Orna’s Curried Veggies
Mild or spicy but always tasty!
If you don’t like spicy food don’t worry, this will just be tasty but it won’t be hot.
Japanese eggplant is smaller and more tender than regular eggplant, so it won’t be bitter, and you’ll have less of the middle, pulpy part when you cut it up into small pieces. You can also use Chinese or Italian eggplant.
Don’t cut up the eggplant until you are ready to cook it or it will go brown.
If you don’t have a lemon, you can substitute with rice vinegar or even balsamic vinegar. The acid brightens the dish and brings out the flavor. Add a little and taste to see if the flavors pop—without actually tasting the lemon or vinegar.
If you don’t have Telma Vegetable Cubes, you can substitute with chicken broth, but I urge you to buy some because they add thickness and depth of flavor to many dishes.
This dish is even better the next day. Can be served warm or at room temperature.
What I learned from watching too much Food Network TV:
Make sure all your knife cuts are even so that everything cooks evenly.
Make sure to season every layer well with kosher salt and pepper as you are cooking, or your final product will be bland—salt brings out the flavor. The vegetable cubes do add salt, so you won’t need to season quite as much.
When dicing an onion, slice it in half, but leave the root intact. Make parallel slices up to, but not through the root. Then make slices parallel to the cutting board. Finally, chop off beautifully diced onions parallel to the root.
Sometimes I forget to do this, and as you can see with my unruly onion slices on the left, it makes it much harder to stay in control of your onion!
If you are using a non-stick pot you can use even less olive oil—though nowadays I avoid cooking completely fat free food, like I used to. I find that it isn’t as satisfying or tasty, and you just end up eating more.
Now I go for Quality versus Quantity. But there’s still no need for greasy, oily food—especially when it comes to vegetables!
Sip on a cup of steamy, satisfying Telma Vegetable Broth to stave off those winter afternoon-munchies!
I LOVE using my Mario Batali dutch oven for this dish!
- 6 - 8 small japanese eggplants, 1/2-inch cubes (cut just before cooking)

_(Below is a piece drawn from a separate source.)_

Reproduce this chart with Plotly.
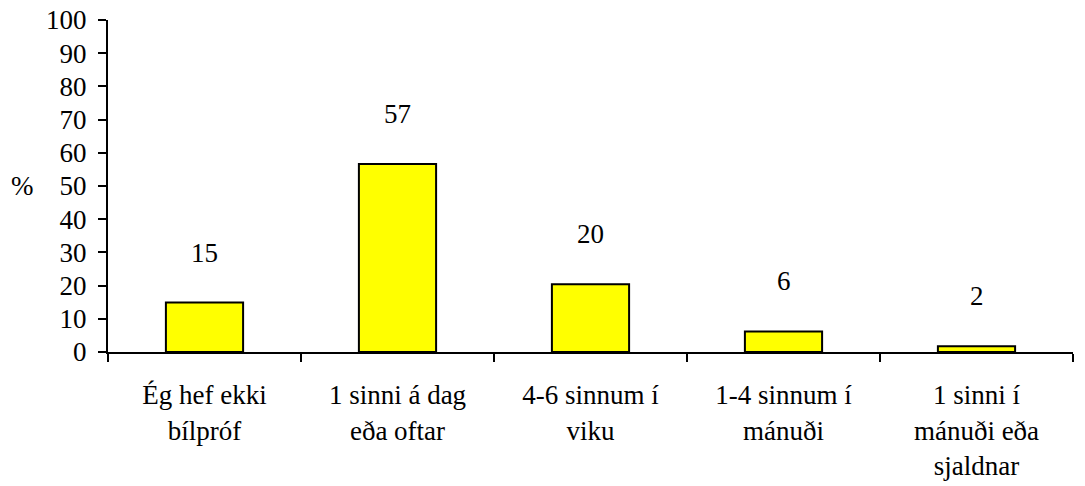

- 6 - 8 small zucchini (mix of green & yellow, or whatever is available), 1/2-inch cubes
- 1 large red pepper, 1/2-inch cubes
- 1 large onion, finely chopped
- 2 - 3 cloves garlic, minced
- 10 small or 4 medium tomatoes, 1-inch cubes
- Extra virgin olive oil
- Splash of freshly squeezed lemon juice
- Kosher salt and freshly cracked black pepper, to taste
- 1/4 teaspoon red pepper flakes, optional (for extra heat)
- 2 Telma Vegetable Cubes
- 3/4 cup boiling water
- 2 tablespoons ketchup
- 1/2 teaspoon sugar
- 2 - 3 tablespoons curry powder (2 for mild, 3 for strong curry flavor)
- Line a sheet pan with two layers of paper towels.

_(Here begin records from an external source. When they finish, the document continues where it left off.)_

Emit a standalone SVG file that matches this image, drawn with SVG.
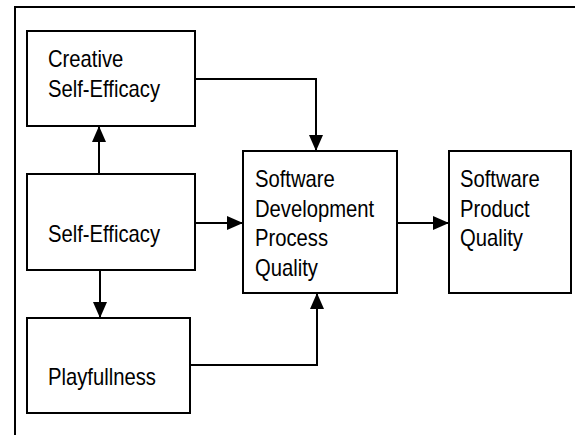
<svg xmlns="http://www.w3.org/2000/svg" width="575" height="435" viewBox="0 0 575 435">
<style>
.box{fill:#fff;stroke:#000;stroke-width:2}
.lbl{font-family:"Liberation Sans",Arial,sans-serif;font-size:23px;fill:#000}
.con{fill:none;stroke:#000;stroke-width:2}
</style>
<defs>
<marker id="ah" viewBox="0 0 16 14" refX="16" refY="7" markerWidth="16" markerHeight="14" markerUnits="userSpaceOnUse" orient="auto">
<path d="M0,0 L16,7 L0,14 z" fill="#000"/>
</marker>
</defs>
<rect width="575" height="435" fill="#fff"/>
<path d="M15,435 V7 H575" fill="none" stroke="#000" stroke-width="2"/>
<g id="creative">
<rect class="box" x="27" y="31" width="168" height="95"/>
<text class="lbl" transform="translate(48,67) scale(0.88,1)">Creative</text>
<text class="lbl" transform="translate(48,97) scale(0.88,1)">Self-Efficacy</text>
</g>
<g id="selfefficacy">
<rect class="box" x="27" y="174" width="168" height="96"/>
<text class="lbl" transform="translate(48,242) scale(0.88,1)">Self-Efficacy</text>
</g>
<g id="playfullness">
<rect class="box" x="27" y="318" width="163" height="95"/>
<text class="lbl" transform="translate(48,385) scale(0.88,1)">Playfullness</text>
</g>
<g id="sdpq">
<rect class="box" x="243" y="151" width="154" height="142"/>
<text class="lbl" transform="translate(255,187) scale(0.88,1)">Software</text>
<text class="lbl" transform="translate(255,216.5) scale(0.88,1)">Development</text>
<text class="lbl" transform="translate(255,246) scale(0.88,1)">Process</text>
<text class="lbl" transform="translate(255,275.5) scale(0.88,1)">Quality</text>
</g>
<g id="spq">
<rect class="box" x="449" y="151" width="122" height="142"/>
<text class="lbl" transform="translate(460,187) scale(0.88,1)">Software</text>
<text class="lbl" transform="translate(460,216.5) scale(0.88,1)">Product</text>
<text class="lbl" transform="translate(460,246) scale(0.88,1)">Quality</text>
</g>
<g id="connectors">
<path class="con" d="M99,174 V126" marker-end="url(#ah)"/>
<path class="con" d="M100,270 V318" marker-end="url(#ah)"/>
<path class="con" d="M195,79 H316 V151" marker-end="url(#ah)"/>
<path class="con" d="M195,223 H243" marker-end="url(#ah)"/>
<path class="con" d="M190,365 H317 V293" marker-end="url(#ah)"/>
<path class="con" d="M397,223 H449" marker-end="url(#ah)"/>
</g>
</svg>
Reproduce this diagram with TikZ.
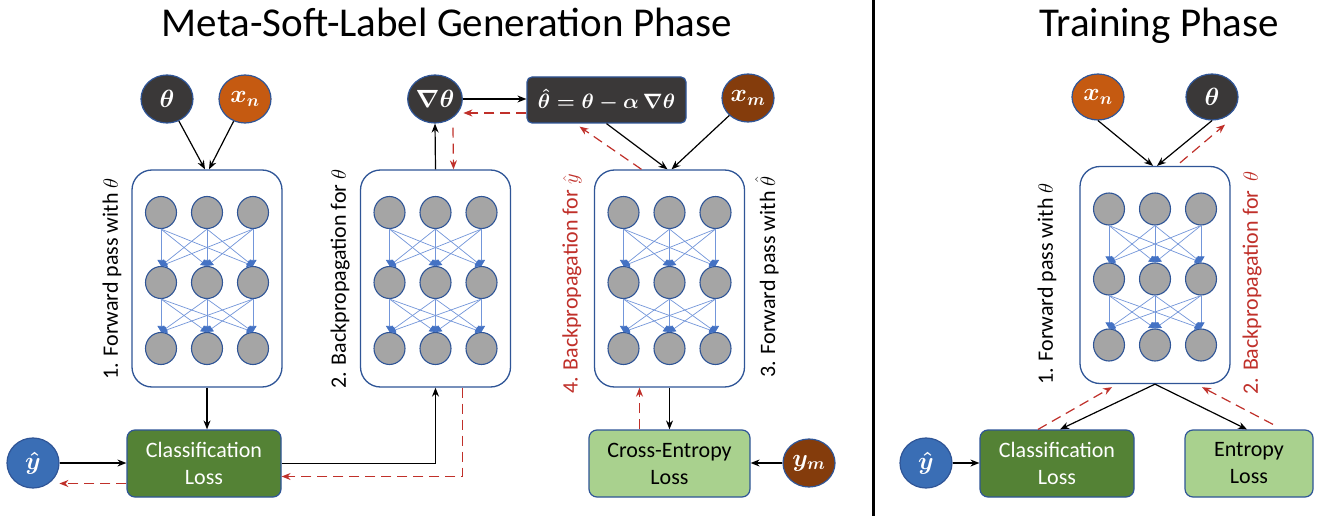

- Crush the vegetable cubes with a fork in a measuring cup.
- Add 3/4 cup boiling water and stir to dissolve.
- Add curry powder, sugar and ketchup and mix well. Set aside.
- Heat your favorite large pot over medium-high heat. Add 1 tablespoon of olive oil.
- Add eggplant and stir immediately to distribute the oil. Sauté for 8 - 10 minutes until tender, seasoning with kosher salt and pepper while cooking.
- Remove to prepared baking sheet.
- Add 1 tablespoon of olive oil to pot and cook zucchini and peppers till soft, seasoning well. Remove to baking sheet.
- Add 1/2 tablespoon of olive oil to pot and add onions. Cook over medium heat for about 5 minutes, until nice and brown.
- Add garlic and cook for about one minute until fragrant, stirring frequently to make sure it doesn't burn. Lower heat if necessary.
- Add tomatoes and cook over medium heat for about 8 - 10 minutes until nice and mushy, stirring up the brown bits on the bottom.
- If required, add red pepper flakes for a bit of a kick.
- Add sauce and cook for about one minute, stirring to combine. Add water if too thick.
- Return the veggies to the pot. Cover, lower heat and simmer for about 20 minutes until soft and mushy and all the flavors have come together. Stir occasionally and add more water if necessary.
- Add lemon juice at the end and, if necessary, add a bit more sugar to balance the flavors. Check seasoning.
- Serve over brown rice for a complete meal.